• **Task objective**
Among the entries below, one stretch runs from the line that contains "Output the web" through the line that contains "const sampleY = [31.71];". Repeat that stretch exactly, ends included, and only that.

>> begin Provided information

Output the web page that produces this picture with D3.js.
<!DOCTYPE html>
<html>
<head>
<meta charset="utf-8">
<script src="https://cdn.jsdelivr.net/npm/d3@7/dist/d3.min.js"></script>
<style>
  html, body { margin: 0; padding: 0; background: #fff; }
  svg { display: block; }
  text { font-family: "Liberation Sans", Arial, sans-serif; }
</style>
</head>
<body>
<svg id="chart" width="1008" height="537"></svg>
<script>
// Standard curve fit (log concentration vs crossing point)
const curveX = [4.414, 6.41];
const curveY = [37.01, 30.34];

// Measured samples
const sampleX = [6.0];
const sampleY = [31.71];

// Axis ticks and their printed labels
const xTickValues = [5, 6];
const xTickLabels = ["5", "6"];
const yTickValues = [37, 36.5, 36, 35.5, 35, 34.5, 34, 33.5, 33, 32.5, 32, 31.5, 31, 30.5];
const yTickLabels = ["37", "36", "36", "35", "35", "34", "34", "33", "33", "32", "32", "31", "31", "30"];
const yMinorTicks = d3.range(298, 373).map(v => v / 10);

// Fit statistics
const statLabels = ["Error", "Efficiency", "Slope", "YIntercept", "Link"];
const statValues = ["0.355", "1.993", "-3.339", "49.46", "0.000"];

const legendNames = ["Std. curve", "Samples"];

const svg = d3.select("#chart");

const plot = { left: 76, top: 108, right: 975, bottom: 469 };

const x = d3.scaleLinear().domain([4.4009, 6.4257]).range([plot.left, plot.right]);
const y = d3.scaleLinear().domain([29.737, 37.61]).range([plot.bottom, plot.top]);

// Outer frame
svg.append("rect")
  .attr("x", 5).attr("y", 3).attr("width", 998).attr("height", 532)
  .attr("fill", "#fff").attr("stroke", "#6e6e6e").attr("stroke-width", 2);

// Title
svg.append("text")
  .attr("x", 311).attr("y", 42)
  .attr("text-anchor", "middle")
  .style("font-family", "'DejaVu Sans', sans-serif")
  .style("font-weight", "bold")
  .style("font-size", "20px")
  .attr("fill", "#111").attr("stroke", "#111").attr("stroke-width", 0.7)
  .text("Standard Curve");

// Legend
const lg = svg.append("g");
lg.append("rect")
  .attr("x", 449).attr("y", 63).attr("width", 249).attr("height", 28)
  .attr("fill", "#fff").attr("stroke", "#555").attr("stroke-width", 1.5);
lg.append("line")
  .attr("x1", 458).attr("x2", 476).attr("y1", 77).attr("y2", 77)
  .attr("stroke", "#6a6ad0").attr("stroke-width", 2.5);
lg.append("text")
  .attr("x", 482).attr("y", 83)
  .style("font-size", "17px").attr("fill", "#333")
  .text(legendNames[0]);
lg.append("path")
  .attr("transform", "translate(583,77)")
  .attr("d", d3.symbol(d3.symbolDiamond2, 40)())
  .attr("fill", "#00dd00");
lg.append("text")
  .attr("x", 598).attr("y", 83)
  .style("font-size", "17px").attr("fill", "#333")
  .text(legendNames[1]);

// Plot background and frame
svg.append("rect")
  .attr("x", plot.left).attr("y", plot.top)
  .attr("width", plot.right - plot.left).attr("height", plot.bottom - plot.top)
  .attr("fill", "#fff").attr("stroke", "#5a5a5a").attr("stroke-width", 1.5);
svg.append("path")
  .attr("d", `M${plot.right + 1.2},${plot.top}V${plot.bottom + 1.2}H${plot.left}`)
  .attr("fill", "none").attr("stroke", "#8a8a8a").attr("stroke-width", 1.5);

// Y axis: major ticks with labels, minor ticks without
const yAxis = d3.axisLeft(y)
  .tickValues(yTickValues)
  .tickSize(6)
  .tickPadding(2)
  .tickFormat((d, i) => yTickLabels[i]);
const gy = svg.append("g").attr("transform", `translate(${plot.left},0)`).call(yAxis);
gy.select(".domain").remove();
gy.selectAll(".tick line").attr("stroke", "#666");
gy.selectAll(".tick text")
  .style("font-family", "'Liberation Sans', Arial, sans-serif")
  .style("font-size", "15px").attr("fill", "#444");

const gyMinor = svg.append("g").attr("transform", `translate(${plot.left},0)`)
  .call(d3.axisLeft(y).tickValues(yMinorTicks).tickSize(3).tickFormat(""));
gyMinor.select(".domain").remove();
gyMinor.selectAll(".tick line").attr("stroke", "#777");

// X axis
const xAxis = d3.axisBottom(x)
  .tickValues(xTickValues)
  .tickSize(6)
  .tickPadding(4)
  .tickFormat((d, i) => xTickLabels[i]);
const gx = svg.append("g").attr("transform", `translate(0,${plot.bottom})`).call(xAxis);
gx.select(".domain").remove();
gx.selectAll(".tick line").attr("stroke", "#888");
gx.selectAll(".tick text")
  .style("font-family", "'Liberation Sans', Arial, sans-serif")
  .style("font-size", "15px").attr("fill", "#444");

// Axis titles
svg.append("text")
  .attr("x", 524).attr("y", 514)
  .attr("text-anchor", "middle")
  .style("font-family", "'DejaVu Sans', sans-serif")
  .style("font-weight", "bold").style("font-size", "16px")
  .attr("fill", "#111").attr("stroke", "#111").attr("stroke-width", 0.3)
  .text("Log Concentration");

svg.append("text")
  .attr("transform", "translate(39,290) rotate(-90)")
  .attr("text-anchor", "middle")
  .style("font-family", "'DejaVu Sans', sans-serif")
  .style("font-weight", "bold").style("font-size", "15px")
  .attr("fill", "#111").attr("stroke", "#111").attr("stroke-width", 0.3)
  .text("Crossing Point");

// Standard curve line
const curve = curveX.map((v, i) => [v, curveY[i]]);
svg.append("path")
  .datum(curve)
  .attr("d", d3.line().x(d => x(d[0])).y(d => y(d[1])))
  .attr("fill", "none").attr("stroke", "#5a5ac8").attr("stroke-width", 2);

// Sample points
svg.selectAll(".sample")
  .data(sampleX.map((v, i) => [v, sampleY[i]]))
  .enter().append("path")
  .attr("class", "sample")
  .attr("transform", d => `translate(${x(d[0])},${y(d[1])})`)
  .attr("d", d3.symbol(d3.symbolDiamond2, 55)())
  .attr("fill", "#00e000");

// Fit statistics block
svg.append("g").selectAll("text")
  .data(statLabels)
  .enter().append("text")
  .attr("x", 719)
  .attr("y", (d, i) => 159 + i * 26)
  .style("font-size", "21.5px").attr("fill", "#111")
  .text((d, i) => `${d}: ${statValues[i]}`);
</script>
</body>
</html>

>> end Provided information
>> begin Provided information

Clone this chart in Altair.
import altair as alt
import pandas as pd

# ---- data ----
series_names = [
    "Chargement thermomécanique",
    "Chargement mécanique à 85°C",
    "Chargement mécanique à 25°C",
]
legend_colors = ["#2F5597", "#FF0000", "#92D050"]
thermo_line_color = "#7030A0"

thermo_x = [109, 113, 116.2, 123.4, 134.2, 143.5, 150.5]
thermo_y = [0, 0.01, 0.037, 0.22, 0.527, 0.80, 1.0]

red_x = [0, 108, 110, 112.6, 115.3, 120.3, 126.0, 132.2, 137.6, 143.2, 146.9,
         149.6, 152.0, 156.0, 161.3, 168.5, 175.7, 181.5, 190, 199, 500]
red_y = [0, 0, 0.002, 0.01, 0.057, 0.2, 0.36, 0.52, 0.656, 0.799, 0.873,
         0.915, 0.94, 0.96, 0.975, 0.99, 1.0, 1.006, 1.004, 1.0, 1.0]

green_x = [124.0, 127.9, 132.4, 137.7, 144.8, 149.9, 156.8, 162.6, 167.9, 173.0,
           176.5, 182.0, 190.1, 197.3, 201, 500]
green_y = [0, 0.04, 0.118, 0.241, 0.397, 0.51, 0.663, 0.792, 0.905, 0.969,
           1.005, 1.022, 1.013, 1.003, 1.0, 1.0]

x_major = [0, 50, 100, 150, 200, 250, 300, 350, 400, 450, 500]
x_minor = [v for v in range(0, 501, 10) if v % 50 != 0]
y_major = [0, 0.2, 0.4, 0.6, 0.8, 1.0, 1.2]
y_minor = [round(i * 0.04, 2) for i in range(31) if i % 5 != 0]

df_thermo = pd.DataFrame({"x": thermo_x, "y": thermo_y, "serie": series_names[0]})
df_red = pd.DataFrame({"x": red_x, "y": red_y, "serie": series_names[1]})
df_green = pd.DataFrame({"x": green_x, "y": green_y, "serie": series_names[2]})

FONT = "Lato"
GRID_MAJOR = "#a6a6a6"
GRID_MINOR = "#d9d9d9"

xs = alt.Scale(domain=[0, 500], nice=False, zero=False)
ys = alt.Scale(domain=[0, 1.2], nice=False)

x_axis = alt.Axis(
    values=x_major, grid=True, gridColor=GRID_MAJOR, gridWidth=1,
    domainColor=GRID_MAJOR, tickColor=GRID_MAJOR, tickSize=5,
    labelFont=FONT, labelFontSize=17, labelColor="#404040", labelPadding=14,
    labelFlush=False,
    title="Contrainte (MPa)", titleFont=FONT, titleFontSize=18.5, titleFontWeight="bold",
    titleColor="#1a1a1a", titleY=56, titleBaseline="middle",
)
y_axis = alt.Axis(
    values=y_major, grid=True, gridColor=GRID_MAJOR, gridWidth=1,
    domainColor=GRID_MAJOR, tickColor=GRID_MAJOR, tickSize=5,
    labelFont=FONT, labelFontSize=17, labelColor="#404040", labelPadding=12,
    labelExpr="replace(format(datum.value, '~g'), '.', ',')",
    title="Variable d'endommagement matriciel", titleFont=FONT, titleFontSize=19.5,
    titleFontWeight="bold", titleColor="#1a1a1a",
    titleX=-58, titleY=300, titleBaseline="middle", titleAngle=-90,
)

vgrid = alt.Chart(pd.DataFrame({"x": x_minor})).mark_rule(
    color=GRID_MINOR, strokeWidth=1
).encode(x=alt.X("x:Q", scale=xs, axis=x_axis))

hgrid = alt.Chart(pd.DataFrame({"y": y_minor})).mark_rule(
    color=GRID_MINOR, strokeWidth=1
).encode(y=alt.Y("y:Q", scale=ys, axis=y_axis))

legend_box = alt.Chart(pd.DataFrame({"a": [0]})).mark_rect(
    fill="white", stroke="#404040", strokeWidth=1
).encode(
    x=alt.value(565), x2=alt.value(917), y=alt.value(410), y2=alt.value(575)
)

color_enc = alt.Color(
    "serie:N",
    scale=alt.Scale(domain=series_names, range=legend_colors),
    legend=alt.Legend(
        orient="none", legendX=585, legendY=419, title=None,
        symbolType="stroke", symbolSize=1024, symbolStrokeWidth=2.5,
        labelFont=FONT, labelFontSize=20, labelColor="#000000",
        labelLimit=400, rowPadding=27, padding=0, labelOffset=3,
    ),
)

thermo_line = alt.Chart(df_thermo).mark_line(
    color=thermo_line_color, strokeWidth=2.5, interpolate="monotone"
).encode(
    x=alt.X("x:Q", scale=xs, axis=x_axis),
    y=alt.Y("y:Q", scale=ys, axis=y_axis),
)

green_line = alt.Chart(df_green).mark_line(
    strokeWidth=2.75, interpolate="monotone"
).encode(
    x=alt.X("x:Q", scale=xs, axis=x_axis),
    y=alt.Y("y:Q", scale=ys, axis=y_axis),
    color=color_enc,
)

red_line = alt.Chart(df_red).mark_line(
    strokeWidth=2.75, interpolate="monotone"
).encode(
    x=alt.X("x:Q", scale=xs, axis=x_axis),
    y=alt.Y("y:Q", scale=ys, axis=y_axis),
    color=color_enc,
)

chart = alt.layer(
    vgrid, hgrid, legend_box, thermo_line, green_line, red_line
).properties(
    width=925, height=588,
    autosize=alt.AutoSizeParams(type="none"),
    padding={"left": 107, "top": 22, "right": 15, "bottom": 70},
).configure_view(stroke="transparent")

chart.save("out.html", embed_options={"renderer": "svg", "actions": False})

>> end Provided information

• **Solution to the exercise**
Output the web page that produces this picture with D3.js.
<!DOCTYPE html>
<html>
<head>
<meta charset="utf-8">
<script src="https://cdn.jsdelivr.net/npm/d3@7/dist/d3.min.js"></script>
<style>
  html, body { margin: 0; padding: 0; background: #fff; }
  svg { display: block; }
  text { font-family: "Liberation Sans", Arial, sans-serif; }
</style>
</head>
<body>
<svg id="chart" width="1008" height="537"></svg>
<script>
// Standard curve fit (log concentration vs crossing point)
const curveX = [4.414, 6.41];
const curveY = [37.01, 30.34];

// Measured samples
const sampleX = [6.0];
const sampleY = [31.71];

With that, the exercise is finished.